Older buildings here in Ohio and elsewhere may contain numerous potentially harmful chemicals and substances due to the fact that environmental protections that now restrict their use were not always in place. In many cases, those substances or chemicals are contained, that is, until disturbed by construction or damage. This is often especially true of asbestos, which was widely used in a number of building materials in the past. How can occupants and visitors to these buildings be sure they will not suffer from asbestos exposure? They have to rely on the buildings’ owners to make sure they are safe, and that does not always necessarily happen.
In a building located in another state, many people allege that the current owner knew that it had asbestos issues when it was purchased. As early as Dec. 2013, the previous occupants knew about the presence of asbestos and even moved employees to another floor when they were told that it was safe to occupy the upper floors. Now, construction is going on in the building, and some say that occupants, employees and visitors should be concerned about exposure to asbestos.
Recently, signs were put up warning of the presence of this toxic material, but only after numerous people spent time in the building. When employees working in the Georgia building asked questions about the warnings, the red tape and warning signs suddenly disappeared. They were told there was nothing to worry about, but that may not be the case.
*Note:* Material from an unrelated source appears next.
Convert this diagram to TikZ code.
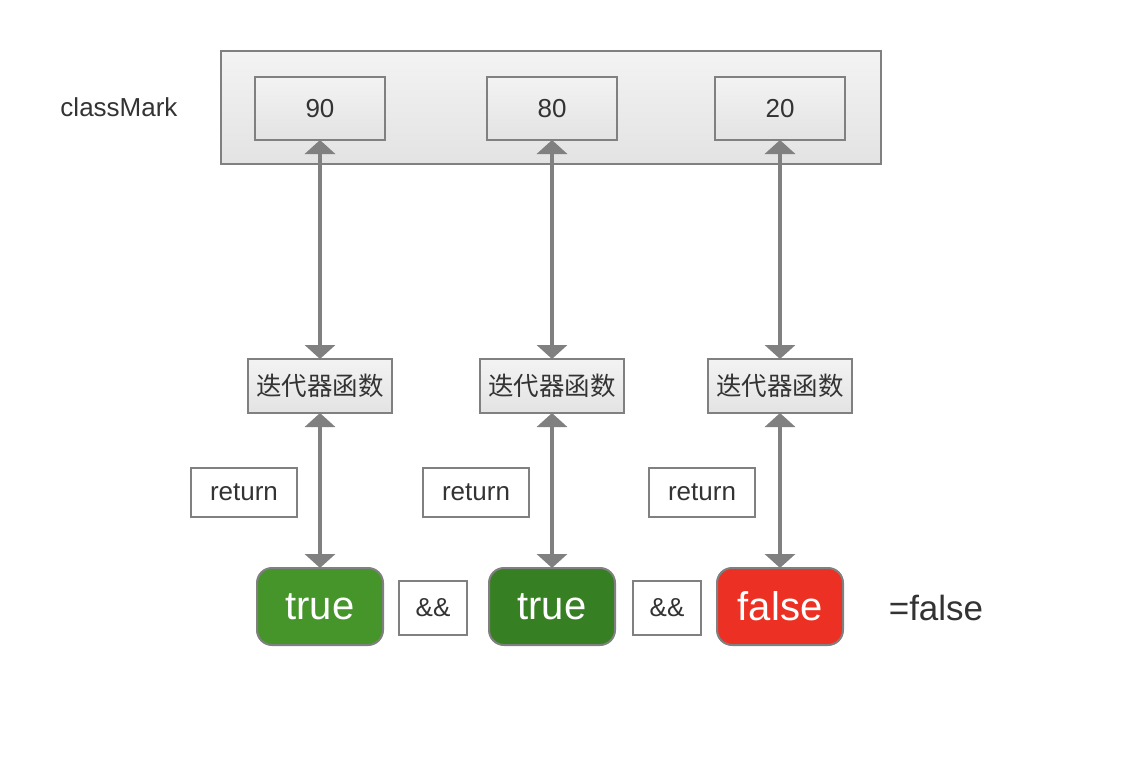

The results of asbestos exposure may not appear for many years, so it could be some time before anyone in that building will know whether there was really nothing to worry about. Unfortunately, this type of situation could occur here in Ohio as well. If there is any chance that an individual may have been exposed to this toxic substance, it may be worthwhile to gain an understanding of how to protect his or her rights should an asbestos-related illness arise in the future.